Task requirements:
Copy the lines of the data below exactly, starting at the first and stopping after the line that contains "43.6, 45.2, 46.2, 41, 39.5, 34.2, 33.7, 30.6, 95]"; include no pictures.

The data:
────────────────────

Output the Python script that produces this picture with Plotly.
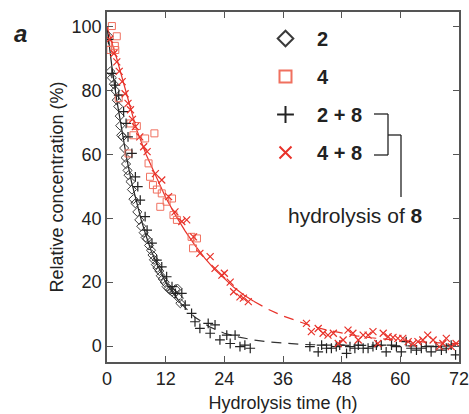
import plotly.graph_objects as go

# ---- data ----
# compound 2 (diamonds)
t2 = [0.3, 0.7, 1.0, 1.4, 1.7, 2.0, 2.3, 2.6, 2.7, 2.9, 3.2, 3.5, 3.8, 3.9, 4.2, 4.4, 4.8, 5.1,
      5.4, 5.8, 6.2, 6.6, 7.0, 7.5, 7.9, 8.2, 8.6, 9.0, 9.3, 9.6, 10.0, 10.3, 10.7, 11.0, 11.4,
      11.8, 12.2, 12.6, 12.9, 13.3, 13.7, 14.0, 14.4, 14.7, 15.0]
y2 = [97, 86, 84, 82, 80, 77, 75, 72, 69, 66, 65.5, 62, 59, 57, 55, 53.5, 51.5, 49,
      46, 44.7, 42, 39.5, 37.5, 35.5, 34, 33.5, 31.5, 30, 28.5, 27, 25.5, 24.5, 23.5, 22, 21,
      20, 18.6, 18, 17.5, 17, 16.5, 17.8, 18, 15, 13.4]

# compound 4 (squares)
t4 = [1.0, 2.0, 1.6, 1.7, 0.7, 2.4, 4.8, 6.1, 5.4, 7.8, 9.7, 4.4, 8.5, 8.8, 9.4, 10.2, 11.2,
      10.9, 12.2, 13.3, 13.6, 14.3, 17.3, 18.4, 17.6, 0.3]
y4 = [100.2, 97, 94, 92.7, 92.7, 77.6, 69.7, 68.9, 66, 65, 66.6, 60.3, 57.2, 53, 50.4, 49, 47.8,
      43.6, 45.2, 46.2, 41, 39.5, 34.2, 33.7, 30.6, 95]

# 2 + 8 (plus)
t28 = [0.3, 1.0, 1.7, 2.4, 3.4, 3.9, 4.3, 5.1, 5.8, 6.3, 6.8, 7.8, 8.2, 9.2, 10.2, 11.2, 12.2,
       13.3, 14.0, 15.3, 16.0, 17.3, 18.0, 19.0, 20.7, 21.1, 22.1, 23.1, 24.5, 25.2, 26.2, 27.2,
       28.2, 29.3, 41.5, 43.2, 43.9, 44.9, 45.9, 46.9, 47.6, 49.0, 49.7, 50.7, 51.4, 52.4, 53.4,
       54.4, 55.1, 56.1, 57.1, 58.2, 59.2, 60.2, 61.2, 62.2, 63.3, 64.3, 65.3, 66.3, 67.3, 68.4,
       69.4, 70.4, 71.3]
y28 = [96, 85.4, 81.7, 78.6, 73.4, 69.7, 65.5, 60.3, 53, 49.9, 45.7, 40.5, 36.3, 32.2, 26.9,
       24.8, 21.7, 18.6, 16.5, 16.5, 12.8, 10.2, 7.6, 5.5, 7.1, 4.0, 6.6, 1.9, 3.4, 0.8, 3.4,
       -0.2, 0.3, -0.7, -0.2, -1.8, 0.3, -0.7, -0.7, -0.2, 0.3, -2.3, -0.2, -0.7, 0.3, -0.7,
       -0.7, -0.2, 0.3, 0.3, -1.8, 0.3, -0.2, -1.8, 1.4, -0.7, -1.3, -0.7, -0.2, -1.8, -0.2,
       -1.3, -0.7, 0.3, -2.8]

# 4 + 8 (x)
t48 = [0.5, 1.4, 2.0, 2.5, 3.1, 3.7, 4.3, 4.8, 5.2, 5.8, 6.7, 7.5, 8.2, 9.9, 11.2, 12.6, 13.9,
       15.3, 16.3, 17.7, 19.0, 21.1, 22.1, 23.5, 24.0, 25.2, 25.9, 27.2, 27.9, 28.9, 40.8, 41.8,
       43.2, 44.2, 45.2, 46.3, 47.3, 48.3, 49.3, 50.3, 51.4, 52.4, 53.4, 54.4, 55.4, 56.5, 57.5,
       58.5, 59.5, 60.5, 61.6, 62.6, 63.6, 64.6, 65.6, 66.7, 68.0, 68.7, 69.4, 70.4, 71.4]
y48 = [96, 91.6, 89, 86, 82.8, 79, 76, 74, 71, 68.7, 65.5, 62.4, 60.9, 54, 52, 46.8, 42, 39,
       39.5, 34.2, 29, 28, 24.3, 22.2, 22.8, 20, 17, 15.4, 15, 13.9, 7.1, 4.5, 5.5, 4, 3.4, 4,
       0.8, 1.9, 5, 4, 1.9, 3.4, 3.4, 4.5, 0.8, 4, 2.9, 2.7, 2.4, 2.4, 1.4, 0.8, 1.4, 1.9, 3.4,
       1.9, -0.2, 0.8, 2.4, -0.2, 0.8]

# fitted curves
fit_black_t = [0, 1, 2, 3, 4, 5, 6, 7, 8, 9, 10, 11, 12, 13, 14, 15]
fit_black_y = [100, 87.5, 77, 67.5, 59, 51.5, 45, 39.5, 34.5, 30, 26.5, 23, 20, 17.7, 15.5, 13.5]
fit_black_dash_t = [15, 18, 21, 24, 27, 30, 33, 36, 40, 45, 50, 55, 60, 66, 72]
fit_black_dash_y = [13.5, 9, 6, 4, 2.8, 1.9, 1.3, 0.9, 0.5, 0.3, 0.2, 0.1, 0.05, 0, 0]
fit_red_t = [0, 2, 4, 6, 8, 10, 12, 14, 16, 18, 20, 22, 24, 26, 28, 30]
fit_red_y = [100, 90, 79, 68, 60, 53, 46.5, 41, 36, 31.5, 27.5, 24, 21, 18.3, 16, 14]
fit_red_dash_t = [30, 33, 36, 39, 42, 45, 48, 51, 54, 57, 60, 63, 66, 69, 72]
fit_red_dash_y = [14, 11.5, 9.4, 7.7, 6.2, 5, 4, 3.2, 2.6, 2.1, 1.7, 1.4, 1.1, 0.9, 0.8]

x_ticks = [0, 12, 24, 36, 48, 60, 72]
y_ticks = [0, 20, 40, 60, 80, 100]

BLACK = "#222222"
RED = "#e8322a"
SALMON = "#f0705f"
FONT = "Liberation Sans, Arial, sans-serif"

fig = go.Figure()

# fit lines
fig.add_trace(go.Scatter(x=fit_black_t, y=fit_black_y, mode="lines",
                         line=dict(color=BLACK, width=1.2), showlegend=False))
fig.add_trace(go.Scatter(x=fit_black_dash_t, y=fit_black_dash_y, mode="lines",
                         line=dict(color="#333333", width=1.2, dash="10px,7px"), showlegend=False))
fig.add_trace(go.Scatter(x=fit_red_t, y=fit_red_y, mode="lines",
                         line=dict(color=RED, width=1.2), showlegend=False))
fig.add_trace(go.Scatter(x=fit_red_dash_t, y=fit_red_dash_y, mode="lines",
                         line=dict(color=RED, width=1.2, dash="10px,7px"), showlegend=False))

# data
fig.add_trace(go.Scatter(x=t2, y=y2, mode="markers", name="<b>2</b>", legendgroup="a",
                         marker=dict(symbol="diamond-open", size=7, color="#3a3a3a",
                                     line=dict(width=1))))
fig.add_trace(go.Scatter(x=t4, y=y4, mode="markers", name="<b>4</b>", legendgroup="b",
                         marker=dict(symbol="square-open", size=7, color=SALMON,
                                     line=dict(width=1))))
fig.add_trace(go.Scatter(x=t28, y=y28, mode="markers", name="<b>2 + 8</b>", legendgroup="c",
                         marker=dict(symbol="cross-thin-open", size=7, color=BLACK,
                                     line=dict(width=1.2, color=BLACK))))
fig.add_trace(go.Scatter(x=t48, y=y48, mode="markers", name="<b>4 + 8</b>", legendgroup="d",
                         marker=dict(symbol="x-thin-open", size=7, color=RED,
                                     line=dict(width=1.2, color=RED))))

W, H = 469, 414
L, R, T, B = 107, 10, 12, 52
pw, ph = W - L - R, H - T - B


def px(x):
    return (x - L) / pw


def py(y):
    return (H - B - y) / ph


axis_common = dict(showline=True, linecolor="#555555", linewidth=1.5, mirror="ticks",
                   ticks="inside", ticklen=6, tickwidth=1.2, tickcolor="#555555",
                   showgrid=False, zeroline=False, automargin=False,
                   ticklabeloverflow="allow",
                   tickfont=dict(family=FONT, size=18, color=BLACK))

fig.update_layout(
    width=W, height=H,
    margin=dict(l=L, r=R, t=T, b=B),
    paper_bgcolor="white", plot_bgcolor="white",
    font=dict(family=FONT, color=BLACK),
    xaxis=dict(range=[0, 72], tickvals=x_ticks,
               title=dict(text="Hydrolysis time (h)", font=dict(size=18), standoff=8),
               **axis_common),
    yaxis=dict(range=[-5, 104.6], tickvals=y_ticks,
               title=dict(text="Relative concentration (%)", font=dict(size=18), standoff=3),
               **axis_common),
    legend=dict(x=px(254), y=py(19), xanchor="left", yanchor="top",
                font=dict(family=FONT, size=20, color=BLACK),
                traceorder="grouped", tracegroupgap=9, itemsizing="constant",
                itemwidth=53, bgcolor="rgba(0,0,0,0)"),
    showlegend=True,
)

# bracket connecting 2+8 and 4+8 to the "hydrolysis of 8" label
seg = [((374, 114), (388, 114)), ((374, 155), (388, 155)), ((388, 114), (388, 155)),
       ((388, 135), (401, 135)), ((401, 135), (401, 197))]
for (x0, y0), (x1, y1) in seg:
    fig.add_shape(type="line", xref="paper", yref="paper",
                  x0=px(x0), y0=py(y0), x1=px(x1), y1=py(y1),
                  line=dict(color=BLACK, width=1.3))

fig.add_annotation(text="hydrolysis of <b>8</b>", xref="paper", yref="paper",
                   x=px(355), y=py(215), xanchor="center", yanchor="middle", showarrow=False,
                   font=dict(family=FONT, size=21, color=BLACK))
fig.add_annotation(text="<b><i>a</i></b>", xref="paper", yref="paper",
                   x=px(20), y=py(33), xanchor="center", yanchor="middle", showarrow=False,
                   font=dict(family=FONT, size=24, color=BLACK))

fig.write_html("out.html", config={"displayModeBar": False},
               post_script="document.body.style.margin='0px';document.body.style.overflow='hidden';")
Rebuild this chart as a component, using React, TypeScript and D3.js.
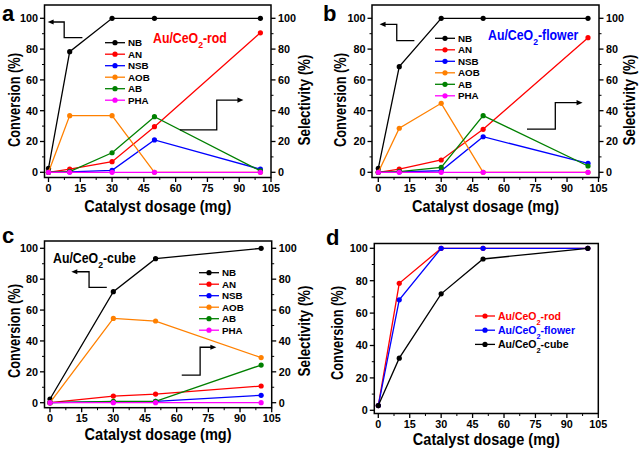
import React from "react";
import * as d3 from "d3";

const dosageABC = [0, 10, 30, 50, 100];
const dosageC = [0, 30, 50, 100];
const dosageD = [0, 10, 30, 50, 100];
const seriesNames = ["NB", "AN", "NSB", "AOB", "AB", "PHA"];
const seriesColors = ["#000000", "#ff0000", "#0000ff", "#ff8000", "#008000", "#ff00ff"];

const rodValues = [
  [2.6, 78.3, 100, 100, 100],
  [0, 2, 6.9, 29.6, 90.6],
  [0, 0.3, 1.3, 21, 2],
  [0, 36.8, 36.8, 0, 0],
  [0, 0.5, 12.7, 36.1, 0.9],
  [0, 0, 0, 0, 0],
];
const flowerValues = [
  [2.6, 68.6, 100, 100, 100],
  [0, 2, 8, 27.9, 87.4],
  [0, 0.3, 1, 23.1, 5.8],
  [0, 28.6, 44.8, 0, 0],
  [0, 0.5, 3.2, 36.8, 4.1],
  [0, 0, 0, 0, 0],
];
const cubeValues = [
  [2.4, 71.9, 93.3, 100],
  [0, 4.3, 5.6, 10.8],
  [0, 0.6, 0.9, 4.8],
  [0, 54.6, 52.9, 29.2],
  [0, 0.9, 0.9, 24.4],
  [0, 0, 0, 0],
];
const catalystNames = ["Au/CeO2-rod", "Au/CeO2-flower", "Au/CeO2-cube"];
const catalystColors = ["#ff0000", "#0000ff", "#000000"];
const conversionValues = [
  [2.9, 78.4, 100, 100, 100],
  [2.9, 68.2, 100, 100, 100],
  [2.9, 32.2, 71.9, 93.4, 100],
];
const xTicks = [0, 15, 30, 45, 60, 75, 90, 105];
const yTicks = [0, 20, 40, 60, 80, 100];

const FONT = "'Liberation Sans', Arial, Helvetica, sans-serif";

type Pt = [number, number];

interface PanelCfg {
  letter: string;
  letterPos: Pt;
  frame: { l: number; r: number; t: number; b: number };
  x0: [number, number];
  y0: [number, number];
  xs: number[];
  series: { name: string; color: string; values: number[] }[];
  rightAxis: boolean;
  legend: { x: number; y: number; dy: number; colored: boolean; fs: number };
  title?: { text: string; color: string; x: number; y: number };
  arrows?: Pt[][];
  xLabelY: number;
  yLabelX: number;
  yLabelY: number;
  y2LabelX?: number;
}

function Sub({ text }: { text: string }) {
  const i = text.indexOf("O2");
  if (i < 0) return <>{text}</>;
  return (
    <>
      {text.slice(0, i + 1)}
      <tspan baselineShift="sub" fontSize="0.7em">2</tspan>
      {text.slice(i + 2)}
    </>
  );
}

function Panel({ c }: { c: PanelCfg }) {
  const { frame } = c;
  const xPx = d3.scaleLinear().domain([0, 105]).range(c.x0);
  const yPx = d3.scaleLinear().domain([0, 100]).range(c.y0);
  const x = d3.scaleLinear().domain([xPx.invert(frame.l), xPx.invert(frame.r)]).range([frame.l, frame.r]);
  const y = d3.scaleLinear().domain([yPx.invert(frame.b), yPx.invert(frame.t)]).range([frame.b, frame.t]);
  const line = d3
    .line<[number, number]>()
    .x((d) => x(d[0]))
    .y((d) => y(d[1]));
  const xMinor = d3.range(7.5, 105, 15);
  const yMinor = d3.range(10, 100, 20);
  const cx = (frame.l + frame.r) / 2;
  return (
    <g fontFamily={FONT} fontWeight="bold">
      <text x={c.letterPos[0]} y={c.letterPos[1]} fontSize={22}>
        {c.letter}
      </text>
      {c.series.map((s) => {
        const pts = c.xs.map((xv, i) => [xv, s.values[i]] as [number, number]);
        return (
          <g key={s.name}>
            <path d={line(pts) || ""} fill="none" stroke={s.color} strokeWidth={1.3} />
            {pts.map((p, i) => (
              <circle key={i} cx={x(p[0])} cy={y(p[1])} r={2.6} fill={s.color} />
            ))}
          </g>
        );
      })}
      <rect x={frame.l} y={frame.t} width={frame.r - frame.l} height={frame.b - frame.t} fill="none" stroke="#000" strokeWidth={1.5} />
      {xTicks.map((t) => (
        <g key={"xt" + t}>
          <line x1={x(t)} x2={x(t)} y1={frame.b} y2={frame.b + 4.5} stroke="#000" strokeWidth={1.3} />
          <text x={x(t)} y={frame.b + 14} fontSize={10.8} textAnchor="middle">
            {t}
          </text>
        </g>
      ))}
      {xMinor.map((t) => (
        <line key={"xm" + t} x1={x(t)} x2={x(t)} y1={frame.b} y2={frame.b + 2.5} stroke="#000" strokeWidth={1} />
      ))}
      {yTicks.map((t) => (
        <g key={"yt" + t}>
          <line x1={frame.l - 4.5} x2={frame.l} y1={y(t)} y2={y(t)} stroke="#000" strokeWidth={1.3} />
          <text x={frame.l - 6.5} y={y(t) + 3.9} fontSize={10.8} textAnchor="end">
            {t}
          </text>
          {c.rightAxis && (
            <>
              <line x1={frame.r} x2={frame.r + 4.5} y1={y(t)} y2={y(t)} stroke="#000" strokeWidth={1.3} />
              <text x={frame.r + 7} y={y(t) + 3.9} fontSize={10.8} textAnchor="start">
                {t}
              </text>
            </>
          )}
        </g>
      ))}
      {yMinor.map((t) => (
        <g key={"ym" + t}>
          <line x1={frame.l - 2.5} x2={frame.l} y1={y(t)} y2={y(t)} stroke="#000" strokeWidth={1} />
          {c.rightAxis && <line x1={frame.r} x2={frame.r + 2.5} y1={y(t)} y2={y(t)} stroke="#000" strokeWidth={1} />}
        </g>
      ))}
      <text x={cx} y={c.xLabelY} fontSize={17} textAnchor="middle" textLength={147} lengthAdjust="spacingAndGlyphs">
        Catalyst dosage (mg)
      </text>
      <text
        transform={`translate(${c.yLabelX},${c.yLabelY}) rotate(-90)`}
        fontSize={16.5}
        textAnchor="middle"
        textLength={94}
        lengthAdjust="spacingAndGlyphs"
      >
        Conversion (%)
      </text>
      {c.rightAxis && c.y2LabelX !== undefined && (
        <text
          transform={`translate(${c.y2LabelX},${c.yLabelY}) rotate(-90)`}
          fontSize={16.5}
          textAnchor="middle"
          textLength={91}
          lengthAdjust="spacingAndGlyphs"
        >
          Selectivity (%)
        </text>
      )}
      {c.series.map((s, i) => {
        const ly = c.legend.y + i * c.legend.dy;
        return (
          <g key={"lg" + s.name}>
            <line x1={c.legend.x} x2={c.legend.x + 20} y1={ly} y2={ly} stroke={s.color} strokeWidth={1.3} />
            <circle cx={c.legend.x + 10} cy={ly} r={2.6} fill={s.color} />
            <text x={c.legend.x + 23} y={ly + 3.5} fontSize={c.legend.fs} fill={c.legend.colored ? s.color : "#000"}>
              <Sub text={s.name} />
            </text>
          </g>
        );
      })}
      {c.title && (
        <g transform={`translate(${c.title.x},${c.title.y}) scale(0.88,1)`}>
          <text x={0} y={0} fontSize={14} fill={c.title.color}>
            <Sub text={c.title.text} />
          </text>
        </g>
      )}
      {(c.arrows || []).map((a, i) => {
        const pts = a.map((p) => [x(p[0]), y(p[1])] as [number, number]);
        const n = pts.length;
        const [ex, ey] = pts[n - 1];
        const [px, py] = pts[n - 2];
        const ang = Math.atan2(ey - py, ex - px);
        const L = 6,
          W = 2.6;
        const head = [
          [ex, ey],
          [ex - L * Math.cos(ang) + W * Math.sin(ang), ey - L * Math.sin(ang) - W * Math.cos(ang)],
          [ex - L * Math.cos(ang) - W * Math.sin(ang), ey - L * Math.sin(ang) + W * Math.cos(ang)],
        ];
        const shaft = pts.slice(0, n - 1).concat([[ex - L * 0.7 * Math.cos(ang), ey - L * 0.7 * Math.sin(ang)]]);
        return (
          <g key={"ar" + i}>
            <path d={d3.line()(shaft as [number, number][]) || ""} fill="none" stroke="#000" strokeWidth={1.3} />
            <path d={"M" + head.map((h) => h.join(",")).join("L") + "Z"} fill="#000" />
          </g>
        );
      })}
    </g>
  );
}

const mk = (vals: number[][]) => seriesNames.map((n, i) => ({ name: n, color: seriesColors[i], values: vals[i] }));

const panels: PanelCfg[] = [
  {
    letter: "a",
    letterPos: [2, 20.5],
    frame: { l: 44.5, r: 271, t: 5, b: 177.5 },
    x0: [48.5, 271],
    y0: [172.3, 18.3],
    xs: dosageABC,
    series: mk(rodValues),
    rightAxis: true,
    legend: { x: 105, y: 42.7, dy: 11.5, colored: false, fs: 9.8 },
    title: { text: catalystNames[0], color: catalystColors[0], x: 153, y: 43 },
    arrows: [
      [[16, 87.5], [7.4, 87.5], [7.4, 97.6], [-0.4, 97.6]],
      [[62, 27.5], [79.4, 27.5], [79.4, 46.9], [92, 46.9]],
    ],
    xLabelY: 212,
    yLabelX: 20,
    yLabelY: 100,
    y2LabelX: 310,
  },
  {
    letter: "b",
    letterPos: [323, 20.5],
    frame: { l: 372, r: 599, t: 5, b: 177.5 },
    x0: [378.3, 598.5],
    y0: [172.3, 18.3],
    xs: dosageABC,
    series: mk(flowerValues),
    rightAxis: true,
    legend: { x: 435, y: 38.3, dy: 11.5, colored: false, fs: 9.8 },
    title: { text: catalystNames[1], color: catalystColors[1], x: 488, y: 40 },
    arrows: [
      [[17.2, 85.5], [8.8, 85.5], [8.8, 96.1], [0.6, 96.1]],
      [[70.9, 28.1], [84.4, 28.1], [84.4, 45.2], [97.4, 45.2]],
    ],
    xLabelY: 212,
    yLabelX: 345.5,
    yLabelY: 100,
    y2LabelX: 634.5,
  },
  {
    letter: "c",
    letterPos: [2, 243],
    frame: { l: 44.5, r: 271.7, t: 241, b: 407.7 },
    x0: [50, 271.7],
    y0: [402.7, 248.3],
    xs: dosageC,
    series: mk(cubeValues),
    rightAxis: true,
    legend: { x: 199, y: 272.7, dy: 11.5, colored: false, fs: 9.8 },
    title: { text: catalystNames[2], color: catalystColors[2], x: 53, y: 263 },
    arrows: [
      [[26.9, 74.7], [18.5, 74.7], [18.5, 84.8], [10.1, 84.8]],
      [[62.4, 17.9], [71.1, 17.9], [71.1, 35.9], [78.8, 35.9]],
    ],
    xLabelY: 440,
    yLabelX: 19.5,
    yLabelY: 331,
    y2LabelX: 310,
  },
  {
    letter: "d",
    letterPos: [326, 245],
    frame: { l: 374.3, r: 598.3, t: 243.5, b: 413.5 },
    x0: [378.3, 598.3],
    y0: [410.3, 248.3],
    xs: dosageD,
    series: catalystNames.map((n, i) => ({ name: n, color: catalystColors[i], values: conversionValues[i] })),
    rightAxis: false,
    legend: { x: 475, y: 316, dy: 14.2, colored: true, fs: 10.5 },
    xLabelY: 445,
    yLabelX: 343,
    yLabelY: 333,
  },
];

export default function App() {
  return (
    <svg width={640} height={451} style={{ position: "absolute", left: 0, top: 0, background: "#fff" }}>
      <rect width={640} height={451} fill="#fff" />
      {panels.map((p) => (
        <Panel key={p.letter} c={p} />
      ))}
    </svg>
  );
}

────────────────────

Result for this exercise:
Output the Python script that produces this picture with Plotly.
import plotly.graph_objects as go

# ---- data ----
# compound 2 (diamonds)
t2 = [0.3, 0.7, 1.0, 1.4, 1.7, 2.0, 2.3, 2.6, 2.7, 2.9, 3.2, 3.5, 3.8, 3.9, 4.2, 4.4, 4.8, 5.1,
      5.4, 5.8, 6.2, 6.6, 7.0, 7.5, 7.9, 8.2, 8.6, 9.0, 9.3, 9.6, 10.0, 10.3, 10.7, 11.0, 11.4,
      11.8, 12.2, 12.6, 12.9, 13.3, 13.7, 14.0, 14.4, 14.7, 15.0]
y2 = [97, 86, 84, 82, 80, 77, 75, 72, 69, 66, 65.5, 62, 59, 57, 55, 53.5, 51.5, 49,
      46, 44.7, 42, 39.5, 37.5, 35.5, 34, 33.5, 31.5, 30, 28.5, 27, 25.5, 24.5, 23.5, 22, 21,
      20, 18.6, 18, 17.5, 17, 16.5, 17.8, 18, 15, 13.4]

# compound 4 (squares)
t4 = [1.0, 2.0, 1.6, 1.7, 0.7, 2.4, 4.8, 6.1, 5.4, 7.8, 9.7, 4.4, 8.5, 8.8, 9.4, 10.2, 11.2,
      10.9, 12.2, 13.3, 13.6, 14.3, 17.3, 18.4, 17.6, 0.3]
y4 = [100.2, 97, 94, 92.7, 92.7, 77.6, 69.7, 68.9, 66, 65, 66.6, 60.3, 57.2, 53, 50.4, 49, 47.8,
      43.6, 45.2, 46.2, 41, 39.5, 34.2, 33.7, 30.6, 95]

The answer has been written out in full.